All travelers are required to pay the national park fee at the beginning of their visit. Payment is made in US cash at the airport in the archipelago. It’s $100 for foreign tourists 12+ years and older and for children 11 and under the fee is $50.

Travel to and from the Galapagos Islands is tightly monitored by the government for both foreigners and Ecuador nationals. At the airport in Quito or Guayaquil, you need to visit the INGALA window in the domestic terminal to get your transit control card before passing though the security checkpoint. The fee is $20 for the card per passenger. At time of purchase you must present your boarding pass and passport.
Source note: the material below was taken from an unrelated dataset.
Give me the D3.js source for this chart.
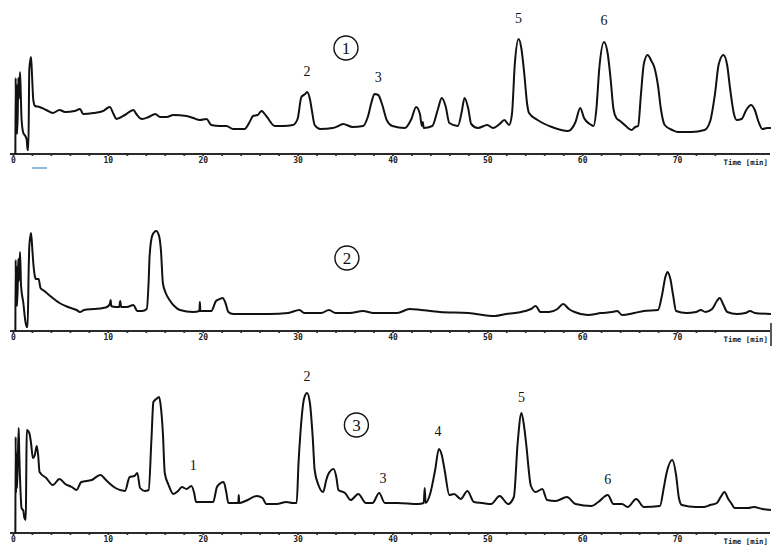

Once you have it, fill it out and keep it as you'll need to show it again when you depart the Galapagos.

Your travel advisor will let you know if it’s possible to receive a pre-issued card with your custom travel package.

  • The US dollar is the official currency of Ecuador and in the Galapagos Islands.
  • Arrive to the Galapagos with US dollars already in your wallet. You need cash to pay the mandatory national park entry fee.
  • ATMs can be found in Puerto Ayora, Santa Cruz Island and Puerto Baquerizo Moreno, San Cristobal Island. There is not an ATM on Isabela Island so make sure to bring sufficient cash.
  • Tipping your tour guides, cruise attendants, and hotel staff is a nice way to show your appreciation for their hard work and dedication. Of course, the amount you leave is up to your own discretion. Generally, tipping is done at the end of your stay. Some cruises provide an envelope for you to leave tips for your guides and the staff.
  • To go scuba diving in the Galapagos, you must be certified and many of the designated sites are best suited for experienced divers.
  • Ask your travel advisor what hotel-based travel packages in the Galapagos include amazing scuba excursions. The other option is to consider scuba diving during a cruise. Only designated liveaboard ships are allowed to organize and operate diving outings.
  • The Galapagos Islands gift divers with an ongoing show of amazing underwater life. While it’s important to remember that specific animal sightings and good visibility are not guaranteed, the aquatic region of the archipelago belongs to the national park and are famed around the world.

Daily excursions for cruise itineraries indicate dry or wet landings and determine what footwear and clothing you will suit up in for that day’s adventure.

Here’s what these terms mean:

  • Dry landings are when you disembark on a jetty or rocks and keep your toes dry.
  • Wet landings are when you get off the dingy/small boat on a beach or shoreline where you may get your feet wet and then set out on some island exploration.

Note: Airline weight restriction for checked luggage is 44 lbs (20 kgs) to the Galapagos.


  • Passport
  • Bank cards and US dollars
  • Sunscreen, hat, and glasses
  • Insect repellant and motion sickness remedy (if needed)

Clothing & Footwear

  • Comfortable, lightweight clothing
  • Swim suit
  • Hiking boots or sneakers plus a pair of water shoes or strappy sandals. Amphibious shoes, like Tevas, are perfect for moving from the sand into the ocean and onto dry land and hiking trails in the Galapagos.


  • Camera (zoom lens is ideal)
  • Consider packing some binoculars
  • Permits are required for the use of drones
  • Smaller daypack to carry during excursions

Yes, there is Internet in the Galapagos but Wi-Fi connections are notoriously slow. Some cruises offer Wi-Fi for an additional (often pricey) fee.